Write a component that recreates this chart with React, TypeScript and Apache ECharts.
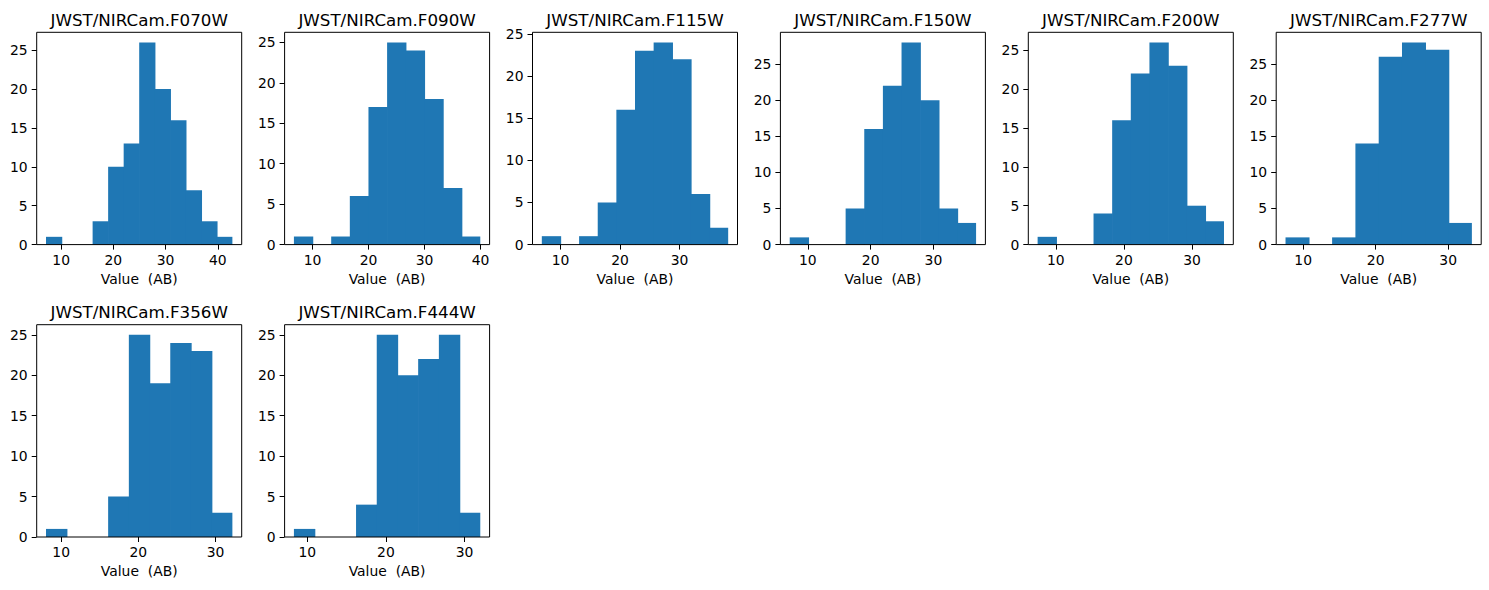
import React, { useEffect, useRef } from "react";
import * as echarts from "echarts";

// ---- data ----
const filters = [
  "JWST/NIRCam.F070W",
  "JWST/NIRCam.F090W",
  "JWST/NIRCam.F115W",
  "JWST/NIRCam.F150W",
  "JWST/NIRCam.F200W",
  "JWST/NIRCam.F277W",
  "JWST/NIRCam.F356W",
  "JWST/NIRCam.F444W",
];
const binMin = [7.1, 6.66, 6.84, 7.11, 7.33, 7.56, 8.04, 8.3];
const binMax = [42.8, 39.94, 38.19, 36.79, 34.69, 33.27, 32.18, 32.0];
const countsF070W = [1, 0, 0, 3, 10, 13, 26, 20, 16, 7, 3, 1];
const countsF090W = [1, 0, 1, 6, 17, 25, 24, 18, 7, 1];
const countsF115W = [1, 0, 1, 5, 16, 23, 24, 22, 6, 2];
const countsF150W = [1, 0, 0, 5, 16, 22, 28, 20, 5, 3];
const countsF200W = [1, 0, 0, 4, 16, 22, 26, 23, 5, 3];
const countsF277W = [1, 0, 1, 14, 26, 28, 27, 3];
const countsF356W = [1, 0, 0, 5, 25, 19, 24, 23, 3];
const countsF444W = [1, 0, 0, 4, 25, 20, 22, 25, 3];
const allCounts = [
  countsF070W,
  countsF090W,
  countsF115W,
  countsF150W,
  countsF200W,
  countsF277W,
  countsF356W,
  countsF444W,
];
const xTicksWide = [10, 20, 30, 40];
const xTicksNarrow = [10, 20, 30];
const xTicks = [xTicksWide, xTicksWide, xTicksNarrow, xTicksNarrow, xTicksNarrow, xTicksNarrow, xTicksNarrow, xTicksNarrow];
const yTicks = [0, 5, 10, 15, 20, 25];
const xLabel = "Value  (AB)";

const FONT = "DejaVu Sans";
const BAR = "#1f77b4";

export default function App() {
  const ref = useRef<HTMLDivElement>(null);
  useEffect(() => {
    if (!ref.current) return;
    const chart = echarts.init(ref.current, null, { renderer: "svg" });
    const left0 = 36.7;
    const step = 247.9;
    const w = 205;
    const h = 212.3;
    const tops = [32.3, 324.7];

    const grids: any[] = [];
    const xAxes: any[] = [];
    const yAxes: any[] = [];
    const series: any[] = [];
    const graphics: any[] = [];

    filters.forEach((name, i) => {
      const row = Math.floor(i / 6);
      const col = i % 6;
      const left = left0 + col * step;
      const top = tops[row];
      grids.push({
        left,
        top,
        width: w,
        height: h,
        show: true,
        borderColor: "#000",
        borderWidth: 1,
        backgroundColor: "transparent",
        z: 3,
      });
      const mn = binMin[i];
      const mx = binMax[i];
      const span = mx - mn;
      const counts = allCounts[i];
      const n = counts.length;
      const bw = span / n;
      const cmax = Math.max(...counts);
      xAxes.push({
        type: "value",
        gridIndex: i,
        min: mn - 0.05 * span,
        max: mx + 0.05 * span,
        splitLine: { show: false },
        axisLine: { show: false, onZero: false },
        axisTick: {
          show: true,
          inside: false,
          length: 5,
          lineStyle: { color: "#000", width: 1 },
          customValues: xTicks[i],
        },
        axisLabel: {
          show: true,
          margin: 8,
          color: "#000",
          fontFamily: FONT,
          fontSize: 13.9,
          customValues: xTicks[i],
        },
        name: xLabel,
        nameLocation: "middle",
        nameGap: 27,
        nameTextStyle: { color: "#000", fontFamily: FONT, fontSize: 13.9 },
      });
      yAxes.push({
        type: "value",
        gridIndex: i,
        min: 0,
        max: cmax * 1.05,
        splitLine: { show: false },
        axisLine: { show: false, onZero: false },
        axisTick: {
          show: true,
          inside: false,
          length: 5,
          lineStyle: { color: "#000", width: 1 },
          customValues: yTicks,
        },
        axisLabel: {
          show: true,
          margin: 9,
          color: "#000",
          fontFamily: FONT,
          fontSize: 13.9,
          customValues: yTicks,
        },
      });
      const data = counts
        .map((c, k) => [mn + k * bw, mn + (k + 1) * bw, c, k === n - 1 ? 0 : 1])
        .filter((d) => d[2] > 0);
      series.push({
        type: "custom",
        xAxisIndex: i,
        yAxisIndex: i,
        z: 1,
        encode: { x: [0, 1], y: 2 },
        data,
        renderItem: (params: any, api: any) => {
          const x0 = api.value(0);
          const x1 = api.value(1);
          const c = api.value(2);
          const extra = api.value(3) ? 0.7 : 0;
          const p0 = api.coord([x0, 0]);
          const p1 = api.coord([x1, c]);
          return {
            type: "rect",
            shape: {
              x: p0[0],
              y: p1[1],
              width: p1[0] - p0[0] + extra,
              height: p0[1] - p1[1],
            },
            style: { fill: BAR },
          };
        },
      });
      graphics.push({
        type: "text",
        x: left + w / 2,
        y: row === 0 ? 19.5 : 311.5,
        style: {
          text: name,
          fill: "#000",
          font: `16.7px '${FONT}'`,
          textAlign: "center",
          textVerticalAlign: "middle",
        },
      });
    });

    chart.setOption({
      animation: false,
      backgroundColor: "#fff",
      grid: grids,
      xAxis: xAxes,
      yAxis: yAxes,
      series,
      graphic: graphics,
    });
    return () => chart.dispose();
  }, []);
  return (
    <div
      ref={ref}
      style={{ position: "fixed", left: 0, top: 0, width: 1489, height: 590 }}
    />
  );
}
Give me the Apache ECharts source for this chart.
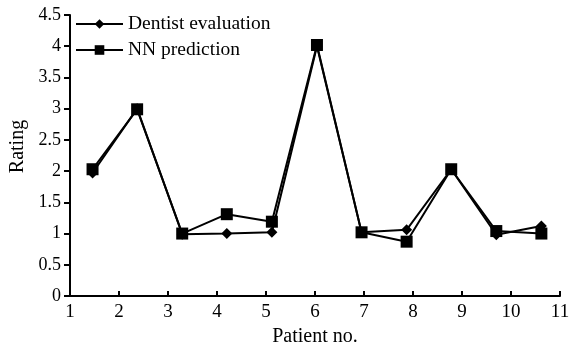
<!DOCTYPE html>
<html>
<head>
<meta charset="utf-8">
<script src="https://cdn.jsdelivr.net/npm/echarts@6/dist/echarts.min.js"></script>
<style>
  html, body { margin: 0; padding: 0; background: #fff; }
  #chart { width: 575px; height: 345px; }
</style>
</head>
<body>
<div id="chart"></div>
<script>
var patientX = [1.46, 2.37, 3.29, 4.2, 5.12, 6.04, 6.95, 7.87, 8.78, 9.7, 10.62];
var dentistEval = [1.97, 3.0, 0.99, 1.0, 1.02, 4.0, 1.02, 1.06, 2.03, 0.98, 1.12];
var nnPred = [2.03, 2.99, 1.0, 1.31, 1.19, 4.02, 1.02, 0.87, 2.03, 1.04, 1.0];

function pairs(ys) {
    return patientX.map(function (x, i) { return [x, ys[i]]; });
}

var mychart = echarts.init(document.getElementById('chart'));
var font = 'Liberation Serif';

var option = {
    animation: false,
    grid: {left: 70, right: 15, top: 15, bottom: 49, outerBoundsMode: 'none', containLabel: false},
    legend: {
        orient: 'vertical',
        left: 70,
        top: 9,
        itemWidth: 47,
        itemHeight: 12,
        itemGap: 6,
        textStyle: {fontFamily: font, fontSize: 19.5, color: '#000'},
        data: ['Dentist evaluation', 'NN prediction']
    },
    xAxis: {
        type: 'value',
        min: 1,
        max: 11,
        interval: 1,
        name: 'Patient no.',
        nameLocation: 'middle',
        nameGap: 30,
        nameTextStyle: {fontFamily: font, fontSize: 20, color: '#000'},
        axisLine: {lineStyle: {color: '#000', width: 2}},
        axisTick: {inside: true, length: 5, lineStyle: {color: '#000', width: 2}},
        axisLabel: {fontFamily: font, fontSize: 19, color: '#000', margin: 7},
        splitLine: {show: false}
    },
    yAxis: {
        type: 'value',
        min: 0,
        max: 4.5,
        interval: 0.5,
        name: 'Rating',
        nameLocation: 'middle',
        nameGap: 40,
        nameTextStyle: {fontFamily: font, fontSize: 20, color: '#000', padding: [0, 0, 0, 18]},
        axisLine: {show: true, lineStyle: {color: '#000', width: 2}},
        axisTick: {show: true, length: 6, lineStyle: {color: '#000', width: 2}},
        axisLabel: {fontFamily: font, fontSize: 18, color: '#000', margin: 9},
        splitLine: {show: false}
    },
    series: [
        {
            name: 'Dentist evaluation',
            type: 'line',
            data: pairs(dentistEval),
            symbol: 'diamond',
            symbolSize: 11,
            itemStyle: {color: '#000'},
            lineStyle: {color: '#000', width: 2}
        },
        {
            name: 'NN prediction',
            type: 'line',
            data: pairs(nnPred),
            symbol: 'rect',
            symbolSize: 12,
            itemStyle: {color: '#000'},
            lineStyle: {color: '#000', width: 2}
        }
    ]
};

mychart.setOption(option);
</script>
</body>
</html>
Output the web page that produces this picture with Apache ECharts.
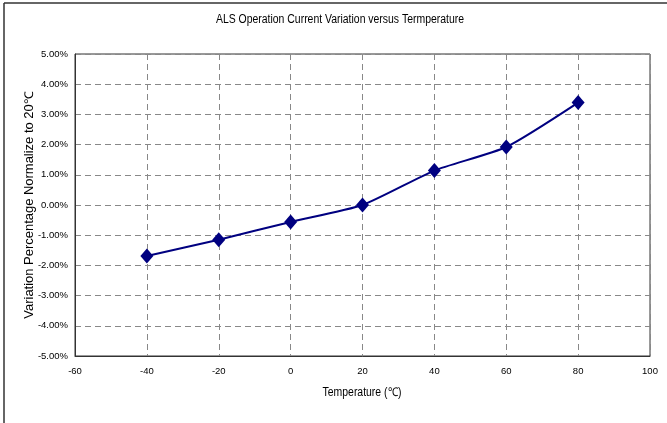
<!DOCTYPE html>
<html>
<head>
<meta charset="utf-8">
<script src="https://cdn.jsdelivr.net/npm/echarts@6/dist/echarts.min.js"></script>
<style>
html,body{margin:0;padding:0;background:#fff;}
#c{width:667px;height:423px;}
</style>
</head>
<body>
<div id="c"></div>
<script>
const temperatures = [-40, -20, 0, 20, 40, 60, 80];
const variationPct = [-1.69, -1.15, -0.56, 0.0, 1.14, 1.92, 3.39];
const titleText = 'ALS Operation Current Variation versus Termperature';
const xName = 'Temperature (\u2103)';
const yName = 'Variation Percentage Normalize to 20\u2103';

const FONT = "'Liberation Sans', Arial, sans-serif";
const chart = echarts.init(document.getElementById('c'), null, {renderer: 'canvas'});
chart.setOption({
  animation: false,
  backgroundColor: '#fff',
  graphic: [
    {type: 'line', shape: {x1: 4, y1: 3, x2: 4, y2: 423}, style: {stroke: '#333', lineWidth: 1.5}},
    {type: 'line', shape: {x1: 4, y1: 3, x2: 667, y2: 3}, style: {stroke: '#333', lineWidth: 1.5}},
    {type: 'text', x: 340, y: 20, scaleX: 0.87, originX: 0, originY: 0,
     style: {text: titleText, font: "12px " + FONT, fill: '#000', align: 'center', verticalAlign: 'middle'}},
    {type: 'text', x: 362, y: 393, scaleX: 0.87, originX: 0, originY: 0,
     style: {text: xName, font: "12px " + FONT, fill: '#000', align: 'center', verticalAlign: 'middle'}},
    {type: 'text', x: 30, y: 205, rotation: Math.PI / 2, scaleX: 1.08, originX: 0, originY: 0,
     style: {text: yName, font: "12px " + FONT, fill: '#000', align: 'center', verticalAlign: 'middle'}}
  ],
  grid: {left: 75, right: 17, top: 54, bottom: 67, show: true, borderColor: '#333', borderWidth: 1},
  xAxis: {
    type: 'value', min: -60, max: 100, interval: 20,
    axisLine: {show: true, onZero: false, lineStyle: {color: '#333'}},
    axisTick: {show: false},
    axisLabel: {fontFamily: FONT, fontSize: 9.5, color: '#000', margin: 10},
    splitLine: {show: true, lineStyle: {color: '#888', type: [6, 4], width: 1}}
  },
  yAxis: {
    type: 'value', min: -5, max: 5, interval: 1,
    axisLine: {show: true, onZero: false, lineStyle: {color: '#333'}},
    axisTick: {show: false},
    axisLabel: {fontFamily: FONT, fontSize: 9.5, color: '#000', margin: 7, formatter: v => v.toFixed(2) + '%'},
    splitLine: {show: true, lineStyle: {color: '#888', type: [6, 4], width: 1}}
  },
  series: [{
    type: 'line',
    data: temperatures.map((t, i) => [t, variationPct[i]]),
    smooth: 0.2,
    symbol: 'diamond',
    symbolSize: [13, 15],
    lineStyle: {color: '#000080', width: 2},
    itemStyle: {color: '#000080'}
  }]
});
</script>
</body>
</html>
■ ■ ■ ■ ■
Only the lines from the top of the records through the line with "import * as" belong in the copy; write them out exactly, leaving out pictures.

Task response
Write a component that recreates this chart with React, TypeScript and Apache ECharts.
import React, { useEffect, useRef } from "react";
import * as echarts from "echarts";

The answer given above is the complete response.